Até Leonardo DiCaprio
Todas essas críticas parecem não importar para os super-ricos e famosos, já que o evento juntou celebridades como Mick Jagger, Oprah Winfrey, a família Kardashian e Bill Gates. Donald Trump não foi, mas a família foi representada por sua filha Ivanka. Até celebridades mais liberais estavam presentes, como Leonardo DiCaprio que virou motivo de piadas e memes.
Ele merece as críticas. Afinal, não faz o menor sentido que uma pessoa como ele, que se diz comprometida com o meio ambiente, vá a um evento de um multimilionário que lança foguetes ao espaço por diversão e que juntou quase cem jatinhos. Se DiCaprio está preocupado com o meio ambiente, ele devia arrumar novos amigos, e não ir à festa e se esconder da imprensa colocando um boné em cima do rosto. Sim, ele fez isso.

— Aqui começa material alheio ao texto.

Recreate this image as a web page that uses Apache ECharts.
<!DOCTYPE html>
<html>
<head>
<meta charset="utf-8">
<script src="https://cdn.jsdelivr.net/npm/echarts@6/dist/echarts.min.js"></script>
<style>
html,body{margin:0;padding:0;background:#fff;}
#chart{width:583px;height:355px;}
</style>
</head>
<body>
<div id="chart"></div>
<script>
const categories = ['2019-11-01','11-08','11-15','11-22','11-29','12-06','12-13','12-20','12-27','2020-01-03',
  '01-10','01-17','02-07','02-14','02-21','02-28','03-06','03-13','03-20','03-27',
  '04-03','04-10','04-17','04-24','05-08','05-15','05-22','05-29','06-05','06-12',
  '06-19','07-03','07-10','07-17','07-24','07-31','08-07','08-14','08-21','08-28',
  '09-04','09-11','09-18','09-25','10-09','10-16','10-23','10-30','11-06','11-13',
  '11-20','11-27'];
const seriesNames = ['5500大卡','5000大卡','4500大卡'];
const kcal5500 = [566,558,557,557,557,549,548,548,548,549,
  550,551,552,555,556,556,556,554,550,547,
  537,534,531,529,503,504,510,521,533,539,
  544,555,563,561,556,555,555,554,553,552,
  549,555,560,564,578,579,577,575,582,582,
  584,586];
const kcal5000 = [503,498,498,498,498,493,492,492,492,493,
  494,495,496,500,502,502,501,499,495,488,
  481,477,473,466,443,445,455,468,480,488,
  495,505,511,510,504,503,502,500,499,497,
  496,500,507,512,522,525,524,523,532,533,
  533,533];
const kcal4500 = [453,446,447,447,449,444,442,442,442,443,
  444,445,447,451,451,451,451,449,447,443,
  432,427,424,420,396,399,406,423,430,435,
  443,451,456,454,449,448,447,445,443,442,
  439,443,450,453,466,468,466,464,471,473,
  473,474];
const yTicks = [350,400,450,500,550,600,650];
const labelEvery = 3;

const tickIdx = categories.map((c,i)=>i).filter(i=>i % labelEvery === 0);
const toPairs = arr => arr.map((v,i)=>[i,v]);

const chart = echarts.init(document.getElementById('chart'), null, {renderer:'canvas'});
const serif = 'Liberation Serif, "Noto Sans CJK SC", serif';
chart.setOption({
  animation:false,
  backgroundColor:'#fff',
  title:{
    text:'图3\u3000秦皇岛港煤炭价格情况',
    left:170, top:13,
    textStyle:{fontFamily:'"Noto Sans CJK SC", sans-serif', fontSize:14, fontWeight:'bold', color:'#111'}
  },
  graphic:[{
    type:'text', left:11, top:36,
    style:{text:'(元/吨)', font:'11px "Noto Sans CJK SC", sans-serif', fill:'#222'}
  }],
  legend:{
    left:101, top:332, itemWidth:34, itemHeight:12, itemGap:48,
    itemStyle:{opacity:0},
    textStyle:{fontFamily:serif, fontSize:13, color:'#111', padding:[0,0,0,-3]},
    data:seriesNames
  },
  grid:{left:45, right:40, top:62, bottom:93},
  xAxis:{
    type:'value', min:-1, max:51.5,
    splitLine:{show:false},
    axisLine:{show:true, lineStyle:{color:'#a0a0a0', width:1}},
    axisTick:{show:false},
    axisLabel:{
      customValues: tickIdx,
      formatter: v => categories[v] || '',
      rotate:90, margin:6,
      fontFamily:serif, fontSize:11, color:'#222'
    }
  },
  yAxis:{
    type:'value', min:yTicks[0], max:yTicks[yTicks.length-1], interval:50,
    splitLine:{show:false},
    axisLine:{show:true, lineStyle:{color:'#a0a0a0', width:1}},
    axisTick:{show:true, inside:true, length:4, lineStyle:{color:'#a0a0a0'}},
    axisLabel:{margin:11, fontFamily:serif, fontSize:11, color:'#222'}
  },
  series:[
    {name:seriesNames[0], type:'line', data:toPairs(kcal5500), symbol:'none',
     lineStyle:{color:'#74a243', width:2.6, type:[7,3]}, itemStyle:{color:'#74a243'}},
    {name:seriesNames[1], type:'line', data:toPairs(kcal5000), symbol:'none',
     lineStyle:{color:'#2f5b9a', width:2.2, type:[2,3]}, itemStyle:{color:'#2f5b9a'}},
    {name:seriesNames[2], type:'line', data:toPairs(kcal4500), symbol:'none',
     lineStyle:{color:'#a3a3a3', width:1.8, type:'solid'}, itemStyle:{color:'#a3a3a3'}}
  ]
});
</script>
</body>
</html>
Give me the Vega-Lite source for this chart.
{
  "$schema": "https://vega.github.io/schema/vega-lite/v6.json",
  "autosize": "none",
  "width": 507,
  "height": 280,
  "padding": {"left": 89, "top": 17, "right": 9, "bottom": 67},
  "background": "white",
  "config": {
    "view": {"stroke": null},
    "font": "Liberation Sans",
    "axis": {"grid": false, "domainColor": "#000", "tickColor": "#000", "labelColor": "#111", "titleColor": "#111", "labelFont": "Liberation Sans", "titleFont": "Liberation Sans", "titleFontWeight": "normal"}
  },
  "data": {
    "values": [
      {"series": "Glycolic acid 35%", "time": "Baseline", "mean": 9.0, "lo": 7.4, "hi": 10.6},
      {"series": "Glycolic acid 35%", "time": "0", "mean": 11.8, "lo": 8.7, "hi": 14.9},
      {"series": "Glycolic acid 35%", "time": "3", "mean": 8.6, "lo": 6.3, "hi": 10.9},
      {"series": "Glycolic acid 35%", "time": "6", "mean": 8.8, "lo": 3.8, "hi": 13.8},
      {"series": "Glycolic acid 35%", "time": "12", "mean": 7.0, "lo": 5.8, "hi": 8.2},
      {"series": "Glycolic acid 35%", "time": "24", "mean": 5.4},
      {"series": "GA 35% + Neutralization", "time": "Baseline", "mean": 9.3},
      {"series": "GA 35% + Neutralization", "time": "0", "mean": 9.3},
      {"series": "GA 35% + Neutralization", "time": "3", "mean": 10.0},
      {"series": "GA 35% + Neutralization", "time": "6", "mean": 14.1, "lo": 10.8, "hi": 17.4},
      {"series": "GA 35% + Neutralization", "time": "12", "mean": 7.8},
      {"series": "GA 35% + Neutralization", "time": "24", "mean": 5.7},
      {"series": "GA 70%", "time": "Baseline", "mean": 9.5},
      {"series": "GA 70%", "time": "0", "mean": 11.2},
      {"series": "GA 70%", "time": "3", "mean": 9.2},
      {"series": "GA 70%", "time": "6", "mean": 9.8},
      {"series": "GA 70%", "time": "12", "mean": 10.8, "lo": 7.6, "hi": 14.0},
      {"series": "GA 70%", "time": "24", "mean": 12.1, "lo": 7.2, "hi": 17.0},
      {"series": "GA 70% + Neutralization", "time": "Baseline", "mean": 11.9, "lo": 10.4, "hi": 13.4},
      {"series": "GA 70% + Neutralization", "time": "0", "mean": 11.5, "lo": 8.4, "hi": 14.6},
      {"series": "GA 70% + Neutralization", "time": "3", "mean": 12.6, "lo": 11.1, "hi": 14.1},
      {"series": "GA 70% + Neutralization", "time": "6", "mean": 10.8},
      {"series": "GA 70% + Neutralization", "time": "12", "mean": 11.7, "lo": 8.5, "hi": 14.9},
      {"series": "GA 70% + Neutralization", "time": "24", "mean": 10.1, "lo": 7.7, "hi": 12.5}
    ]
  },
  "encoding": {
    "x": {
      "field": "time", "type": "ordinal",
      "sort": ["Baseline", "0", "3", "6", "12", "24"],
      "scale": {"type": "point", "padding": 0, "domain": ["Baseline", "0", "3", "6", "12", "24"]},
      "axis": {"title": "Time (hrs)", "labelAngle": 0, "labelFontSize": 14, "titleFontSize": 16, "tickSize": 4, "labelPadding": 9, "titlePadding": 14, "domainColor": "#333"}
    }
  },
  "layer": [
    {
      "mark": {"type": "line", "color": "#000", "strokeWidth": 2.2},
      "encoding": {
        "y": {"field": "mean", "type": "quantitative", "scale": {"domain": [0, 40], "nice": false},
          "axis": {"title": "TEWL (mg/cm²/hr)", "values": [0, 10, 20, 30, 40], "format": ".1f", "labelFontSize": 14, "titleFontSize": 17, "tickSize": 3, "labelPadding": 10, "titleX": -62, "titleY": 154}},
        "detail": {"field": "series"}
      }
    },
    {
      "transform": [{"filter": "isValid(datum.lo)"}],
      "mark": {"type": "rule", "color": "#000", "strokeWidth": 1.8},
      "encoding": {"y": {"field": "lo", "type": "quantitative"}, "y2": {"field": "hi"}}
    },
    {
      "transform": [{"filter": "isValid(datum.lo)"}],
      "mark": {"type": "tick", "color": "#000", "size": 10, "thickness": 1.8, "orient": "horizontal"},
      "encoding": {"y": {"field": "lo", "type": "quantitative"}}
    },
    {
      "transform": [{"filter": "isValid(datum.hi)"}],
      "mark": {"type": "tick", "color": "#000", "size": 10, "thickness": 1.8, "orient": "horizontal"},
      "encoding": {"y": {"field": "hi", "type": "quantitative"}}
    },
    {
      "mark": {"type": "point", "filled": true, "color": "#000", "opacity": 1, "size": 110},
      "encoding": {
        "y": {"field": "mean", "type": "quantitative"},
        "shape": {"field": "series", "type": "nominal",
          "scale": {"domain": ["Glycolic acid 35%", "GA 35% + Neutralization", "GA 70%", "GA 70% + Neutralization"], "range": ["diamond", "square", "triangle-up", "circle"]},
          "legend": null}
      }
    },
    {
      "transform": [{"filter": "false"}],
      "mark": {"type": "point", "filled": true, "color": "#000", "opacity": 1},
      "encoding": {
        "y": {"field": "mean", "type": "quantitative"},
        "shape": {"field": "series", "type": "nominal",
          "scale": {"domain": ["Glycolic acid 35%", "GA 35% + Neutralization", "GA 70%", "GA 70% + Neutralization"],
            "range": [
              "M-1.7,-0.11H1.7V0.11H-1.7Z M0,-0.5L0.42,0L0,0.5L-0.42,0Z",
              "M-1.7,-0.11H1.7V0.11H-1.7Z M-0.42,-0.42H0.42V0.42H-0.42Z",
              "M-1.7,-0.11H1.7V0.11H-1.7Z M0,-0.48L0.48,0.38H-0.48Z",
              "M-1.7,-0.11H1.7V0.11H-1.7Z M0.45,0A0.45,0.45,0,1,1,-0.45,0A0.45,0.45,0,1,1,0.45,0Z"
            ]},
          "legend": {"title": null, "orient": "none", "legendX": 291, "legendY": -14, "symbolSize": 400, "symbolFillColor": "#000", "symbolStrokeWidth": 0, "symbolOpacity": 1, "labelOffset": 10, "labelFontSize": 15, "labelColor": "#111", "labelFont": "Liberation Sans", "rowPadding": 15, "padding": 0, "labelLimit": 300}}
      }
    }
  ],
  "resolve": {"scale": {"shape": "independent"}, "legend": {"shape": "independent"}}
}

Afinal, a festa foi um show de desperdício, ostentação e falta de consciência social e ambiental, o que mostra que os super-ricos não estão nem aí para os riscos das mudanças climáticas, a desigualdade ou os problemas diários enfrentados por nós, mortais.
Se dependermos do comportamento dessas pessoas, jamais venceremos essa luta para que o mundo continue sendo um local habitável e mais justo. Pelo jeito, eles preferem continuar fazendo seus passeios de iate, andando de jatinho para cima e para baixo e tratando o mundo como se fosse o seu playground. Foi exatamente isso que eles fizeram em Veneza. “Se eu tenho dinheiro, posso fazer o que bem entendo onde quiser”, parece ser o recado. As cidades, seus moradores e o mundo que aguentem…
_____________________________
Nina Lemos é jornalista e escritora. Escreve sobre feminismo e comportamento desde os anos 2000, quando lançou com duas amigas o grupo “02 Neurônio”. Já foi colunista da Folha de S.Paulo e do UOL. É uma das criadoras da revista TPM. Em 2015, mudou para Berlim, cidade pela qual é loucamente apaixonada. Desde então, vive entre as notícias do Brasil e as aulas de alemão.
O texto reflete a opinião da autora, não necessariamente a da DW.